• [Objective]:
Starting at the line that contains "Recreate this image" and stopping after the line that contains "plt.rcParams['font.family'] = ['Roboto', 'DejaVu", copy the lines exactly. Pictures are left out.

====== Input data ======

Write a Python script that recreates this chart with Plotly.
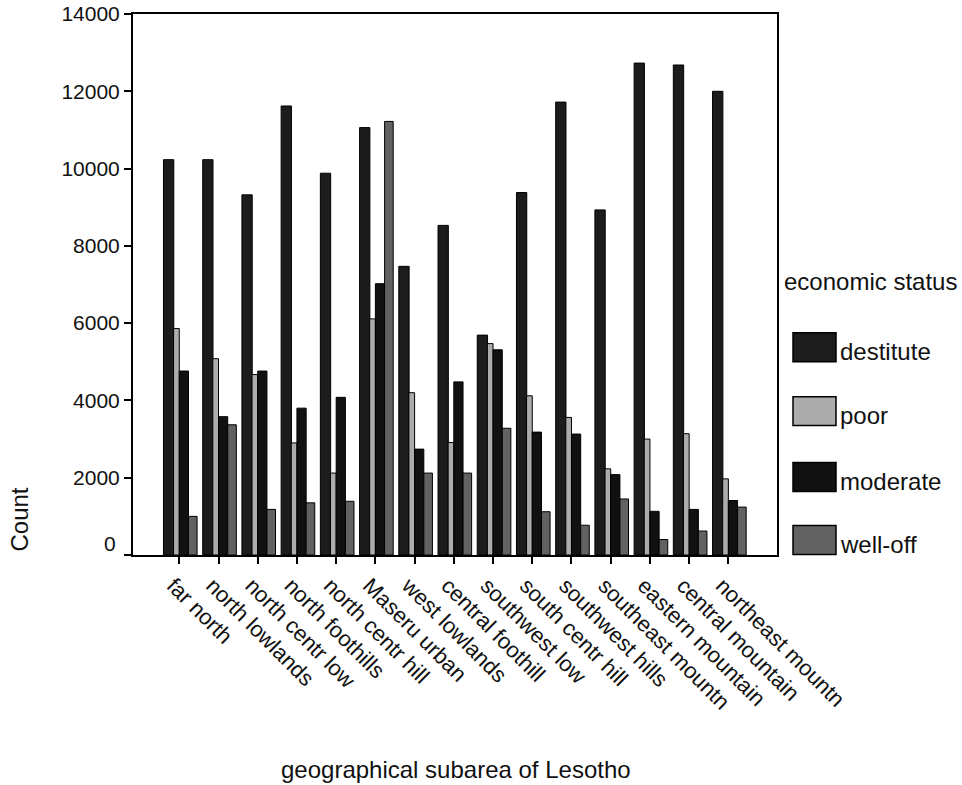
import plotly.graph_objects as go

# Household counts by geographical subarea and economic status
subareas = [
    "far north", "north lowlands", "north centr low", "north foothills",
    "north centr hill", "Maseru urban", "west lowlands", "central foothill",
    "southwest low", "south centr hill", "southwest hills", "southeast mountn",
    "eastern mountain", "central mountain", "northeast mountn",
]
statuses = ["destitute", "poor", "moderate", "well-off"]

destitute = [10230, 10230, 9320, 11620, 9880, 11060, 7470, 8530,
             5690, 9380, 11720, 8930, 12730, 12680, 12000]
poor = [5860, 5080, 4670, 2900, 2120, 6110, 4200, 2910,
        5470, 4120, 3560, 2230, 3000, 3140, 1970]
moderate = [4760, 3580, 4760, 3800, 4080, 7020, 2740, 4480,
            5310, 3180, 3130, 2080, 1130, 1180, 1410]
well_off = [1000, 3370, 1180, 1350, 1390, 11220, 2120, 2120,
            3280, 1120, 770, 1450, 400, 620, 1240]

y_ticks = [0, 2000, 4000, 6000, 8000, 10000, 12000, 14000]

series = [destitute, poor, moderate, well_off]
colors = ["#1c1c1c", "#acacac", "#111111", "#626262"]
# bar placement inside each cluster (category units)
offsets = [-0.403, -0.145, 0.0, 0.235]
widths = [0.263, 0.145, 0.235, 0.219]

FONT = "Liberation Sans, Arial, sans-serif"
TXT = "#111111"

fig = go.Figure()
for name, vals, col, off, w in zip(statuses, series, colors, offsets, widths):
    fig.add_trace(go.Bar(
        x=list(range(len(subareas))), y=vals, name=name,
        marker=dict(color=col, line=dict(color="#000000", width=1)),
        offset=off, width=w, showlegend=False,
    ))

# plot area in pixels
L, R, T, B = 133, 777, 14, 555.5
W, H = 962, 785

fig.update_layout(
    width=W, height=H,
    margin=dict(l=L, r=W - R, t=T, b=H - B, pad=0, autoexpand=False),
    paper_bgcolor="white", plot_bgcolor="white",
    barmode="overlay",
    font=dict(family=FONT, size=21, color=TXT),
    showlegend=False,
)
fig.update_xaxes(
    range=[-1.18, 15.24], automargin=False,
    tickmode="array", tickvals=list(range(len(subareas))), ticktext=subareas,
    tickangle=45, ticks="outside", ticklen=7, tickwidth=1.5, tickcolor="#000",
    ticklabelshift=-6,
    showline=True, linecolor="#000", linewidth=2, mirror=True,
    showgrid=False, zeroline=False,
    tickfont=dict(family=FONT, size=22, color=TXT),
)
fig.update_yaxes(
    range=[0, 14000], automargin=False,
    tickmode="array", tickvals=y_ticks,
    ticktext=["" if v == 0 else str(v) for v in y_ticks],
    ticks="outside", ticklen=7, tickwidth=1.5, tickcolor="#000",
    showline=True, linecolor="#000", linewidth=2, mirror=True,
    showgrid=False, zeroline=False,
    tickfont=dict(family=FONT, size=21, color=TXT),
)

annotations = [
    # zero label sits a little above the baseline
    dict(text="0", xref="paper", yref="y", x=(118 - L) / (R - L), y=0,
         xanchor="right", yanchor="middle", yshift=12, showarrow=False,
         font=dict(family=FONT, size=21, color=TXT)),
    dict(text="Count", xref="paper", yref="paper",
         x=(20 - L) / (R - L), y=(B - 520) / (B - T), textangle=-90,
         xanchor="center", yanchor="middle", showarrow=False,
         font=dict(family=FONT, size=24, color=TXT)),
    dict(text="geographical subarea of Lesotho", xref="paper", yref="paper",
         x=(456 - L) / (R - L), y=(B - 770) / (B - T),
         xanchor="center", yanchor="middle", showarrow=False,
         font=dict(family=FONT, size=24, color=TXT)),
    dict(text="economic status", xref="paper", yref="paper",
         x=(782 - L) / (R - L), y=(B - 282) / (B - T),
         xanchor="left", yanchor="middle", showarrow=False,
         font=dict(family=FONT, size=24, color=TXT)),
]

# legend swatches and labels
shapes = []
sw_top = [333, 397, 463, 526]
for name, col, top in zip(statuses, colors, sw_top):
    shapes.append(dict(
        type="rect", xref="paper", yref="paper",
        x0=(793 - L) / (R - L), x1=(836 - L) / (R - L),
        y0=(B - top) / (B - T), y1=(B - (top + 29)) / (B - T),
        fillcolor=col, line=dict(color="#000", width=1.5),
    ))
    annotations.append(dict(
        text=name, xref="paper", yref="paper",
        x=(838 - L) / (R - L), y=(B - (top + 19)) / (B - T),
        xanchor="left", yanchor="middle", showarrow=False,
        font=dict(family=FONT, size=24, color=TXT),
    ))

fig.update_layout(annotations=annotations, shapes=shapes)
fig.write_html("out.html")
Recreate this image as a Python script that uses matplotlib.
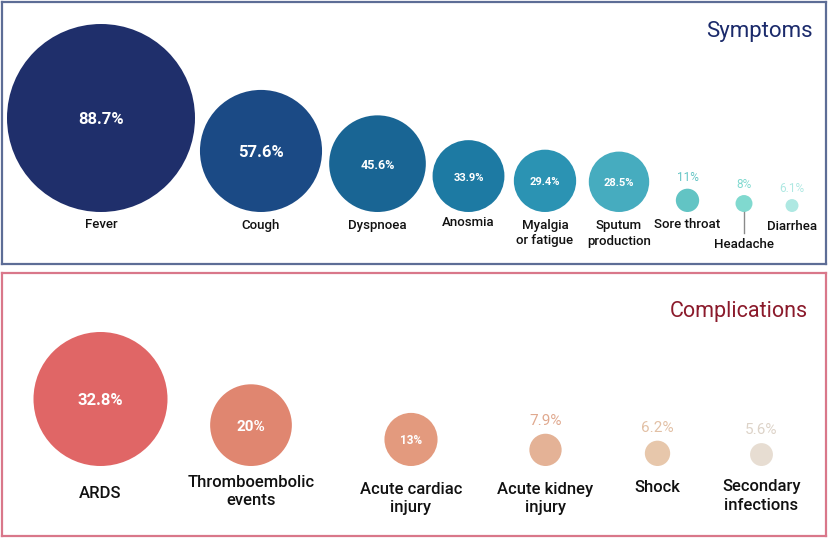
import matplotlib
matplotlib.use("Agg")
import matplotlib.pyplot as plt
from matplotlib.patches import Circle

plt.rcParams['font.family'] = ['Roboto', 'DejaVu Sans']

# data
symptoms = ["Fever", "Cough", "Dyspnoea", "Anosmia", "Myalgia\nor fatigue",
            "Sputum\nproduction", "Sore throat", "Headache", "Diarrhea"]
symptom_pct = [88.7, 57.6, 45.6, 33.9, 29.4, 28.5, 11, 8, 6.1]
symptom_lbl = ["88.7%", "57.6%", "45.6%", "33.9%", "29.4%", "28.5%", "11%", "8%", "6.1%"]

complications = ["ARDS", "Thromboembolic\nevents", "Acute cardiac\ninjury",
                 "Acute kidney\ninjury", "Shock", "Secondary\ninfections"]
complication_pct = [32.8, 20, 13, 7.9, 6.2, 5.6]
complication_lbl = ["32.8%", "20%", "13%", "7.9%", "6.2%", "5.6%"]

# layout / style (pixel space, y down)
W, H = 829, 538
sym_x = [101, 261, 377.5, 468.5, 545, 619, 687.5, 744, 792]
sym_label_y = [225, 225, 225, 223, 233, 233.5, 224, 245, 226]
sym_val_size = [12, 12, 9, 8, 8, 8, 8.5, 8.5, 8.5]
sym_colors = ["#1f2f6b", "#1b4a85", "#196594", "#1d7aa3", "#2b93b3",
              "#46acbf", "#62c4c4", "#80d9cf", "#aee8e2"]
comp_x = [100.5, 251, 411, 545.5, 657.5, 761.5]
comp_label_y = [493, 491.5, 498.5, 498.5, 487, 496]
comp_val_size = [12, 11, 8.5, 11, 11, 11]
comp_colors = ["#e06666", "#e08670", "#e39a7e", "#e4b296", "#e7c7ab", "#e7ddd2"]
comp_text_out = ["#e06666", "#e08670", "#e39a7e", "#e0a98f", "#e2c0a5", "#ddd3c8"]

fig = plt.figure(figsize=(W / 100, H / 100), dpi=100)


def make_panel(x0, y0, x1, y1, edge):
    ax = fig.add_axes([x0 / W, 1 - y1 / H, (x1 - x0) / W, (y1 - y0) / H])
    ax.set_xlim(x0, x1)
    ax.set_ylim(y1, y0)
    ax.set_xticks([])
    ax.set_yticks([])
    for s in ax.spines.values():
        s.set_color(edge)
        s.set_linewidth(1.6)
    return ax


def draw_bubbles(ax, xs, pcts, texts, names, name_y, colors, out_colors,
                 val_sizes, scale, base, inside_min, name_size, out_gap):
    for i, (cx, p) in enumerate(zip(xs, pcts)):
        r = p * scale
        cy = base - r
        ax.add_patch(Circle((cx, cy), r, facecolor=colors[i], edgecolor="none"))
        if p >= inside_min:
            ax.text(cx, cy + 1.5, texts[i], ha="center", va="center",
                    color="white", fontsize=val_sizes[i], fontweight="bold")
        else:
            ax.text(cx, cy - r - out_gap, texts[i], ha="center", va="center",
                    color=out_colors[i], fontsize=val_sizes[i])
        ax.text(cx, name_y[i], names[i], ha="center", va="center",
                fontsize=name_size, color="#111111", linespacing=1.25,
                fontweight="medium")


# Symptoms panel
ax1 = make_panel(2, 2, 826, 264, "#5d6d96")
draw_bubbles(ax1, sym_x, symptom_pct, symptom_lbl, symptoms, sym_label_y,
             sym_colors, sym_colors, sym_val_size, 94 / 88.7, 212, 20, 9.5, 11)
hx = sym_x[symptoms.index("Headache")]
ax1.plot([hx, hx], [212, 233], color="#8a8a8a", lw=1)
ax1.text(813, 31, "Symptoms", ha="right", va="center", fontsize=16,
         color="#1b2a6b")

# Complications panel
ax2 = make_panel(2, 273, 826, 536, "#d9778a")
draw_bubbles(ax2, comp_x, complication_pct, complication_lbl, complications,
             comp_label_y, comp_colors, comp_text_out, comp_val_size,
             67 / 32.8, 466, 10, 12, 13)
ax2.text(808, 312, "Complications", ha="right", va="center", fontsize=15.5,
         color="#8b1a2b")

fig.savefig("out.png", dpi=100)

======

• [Output of the task]:
Recreate this image as a Python script that uses matplotlib.
import matplotlib
matplotlib.use("Agg")
import matplotlib.pyplot as plt
from matplotlib.patches import Circle

plt.rcParams['font.family'] = ['Roboto', 'DejaVu Sans']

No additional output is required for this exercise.